Spielberg’s topic is a grand one: the passing of the Thirteenth Amendment that ends that “peculiar institution” of “involuntary servitude” that is America’s Holocaust. But as Spielberg gets wrapped up in treating this grand topic with the same high reverence he treats the tragic ordeal of Jews in the Holocaust in Schindler’s List, throwing in the same close-up of a flame that dissolves to an image of Lincoln giving his second inaugural address, Lincoln the man recedes into the background of House bickering, pushed aside too by the film’s painstaking effort to eke climactic moments out of each House member’s momentous vote. Amidst the squabbling, Tommy Lee Jones takes center stage as Thaddeus Stevens, though I found myself preferring the solid presence of David Straithairn as Secretary of State William Seward.

Spielberg’s film is an enjoyable, well-performed, serviceable history lesson, full of chuckle-inducing quips and anecdotes as it focuses narrowly and reverently on one event in Lincoln’s last year alive even though it is based on a work of non-fiction (Doris Kearns Goodwin’s Team of Rivals: the Political Genius of Abraham Lincoln) that covers multiple dramatic events during the last five or six months of the Civil War. Yes, yes, I know Lincoln is about the Thirteenth Amendment and not about the Civil War, but I feel the film loses power and historical context as Lincoln spins his yarns and congressmen quibble over whether or not all men are created equal, and I found myself hankering for the story to break out of its claustrophobic interiors into something shocking and dramatic that might have broken the slow pacing and provided a panoramic backdrop for this historic debate.
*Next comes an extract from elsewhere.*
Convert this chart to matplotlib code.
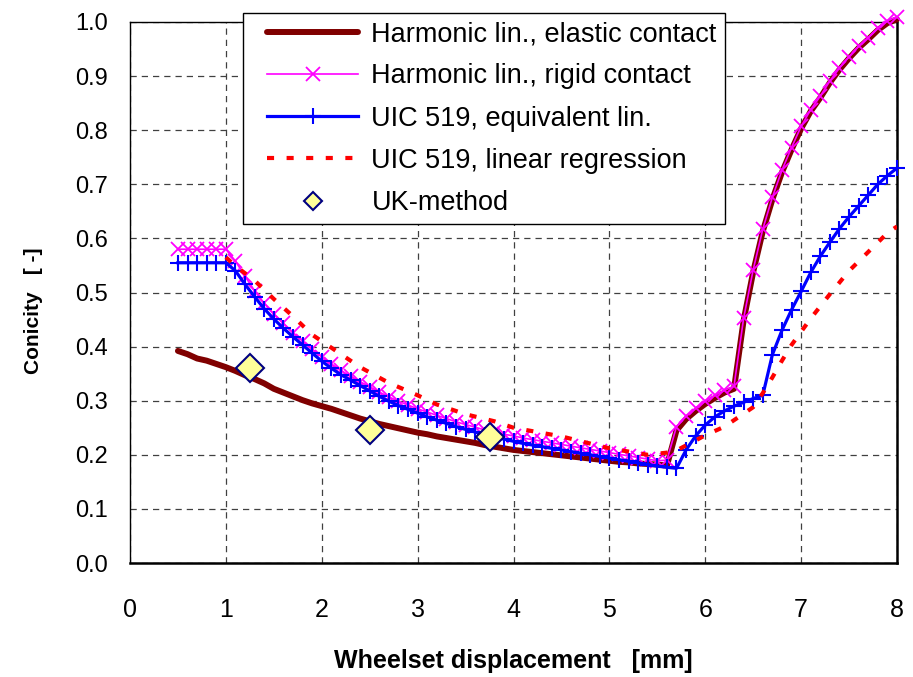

My favorite scene, a masterful image, comes early in the film when we see Lincoln’s spooky, ominous dream. This hints at the great film Lincoln could have been - a haunting look at the last months of the great man's life as he juggled management of political rivalry over the Thirteenth Amendment with orchestration of the final fierce campaigns of an epic war.

Why not parallel the suspense and drama of the House debate with some cuts to the suspense and drama of the war? When Secretary of War Edwin Stanton (Bruce McGill) describes his plans for the bombardment of Fort Fisher in which Union ships will fire more than a hundred shells per minute, why not cut to a shot of this fearsome assault made possible by the North’s vastly superior resources? Before Lincoln visits the Petersburg battlefield, why not show Grant’s all-out advance on the Confederates’ fifty-three-mile-long defenses, to show Grant’s assertive total-war battle tactics and how Lee was still able to escape so that he could stubbornly prolong the war? Instead of something expansive, Spielberg takes time for a puzzling, lifeless, overly reverent tableau depicting the surrender at Appomattox. Set to a choral lament, the image seems to pay last-minute homage to Robert E. Lee. The violence is kept off-screen to the very end when Lincoln and his wife, Mary, played splendidly by Sally Field, go off to Ford’s Theater, (an episode that very closely resembles Lincoln's departure for the theater in this summer's Lincoln: Vampire Hunter). When a man runs on stage to shout, “The President’s been shot!” it is on the stage of another theater in which Tad is viewing a swashbuckling play.

For good or ill, Spielberg keeps his narrow focus, the vote is won, and Thaddeus Stevens’s African American housekeeper lies in bed with him and reads the Thirteenth Amendment aloud. (Thankfully, it is short.) In this way, Spielberg teaches us and teaches us and teaches us. Indeed, he doesn’t trust us to know a little bit about the period. When Jared Harris first appears, it is obvious that this stern, bearded, cigar-chomping commander is Ulysses S. Grant, but the subtitle reads, ULYSSES S. GRANT. Conversely, subtitles name the three Confederate peace commissioners, one after the other, even though we don’t need to know their names; we know they are the peace commissioners and that is enough. Later, when the congressmen gather for what is obviously the beginning of the debate, we see the words, THE HOUSE DEBATE BEGINS. When it is obvious that the vote is going to take place in a day or two, we cut to custodians setting things up in the empty House chamber, and John Williams’s momentous music cues us to what we know is going to take place, but still the subtitle tells us it is THE MORNING OF THE VOTE.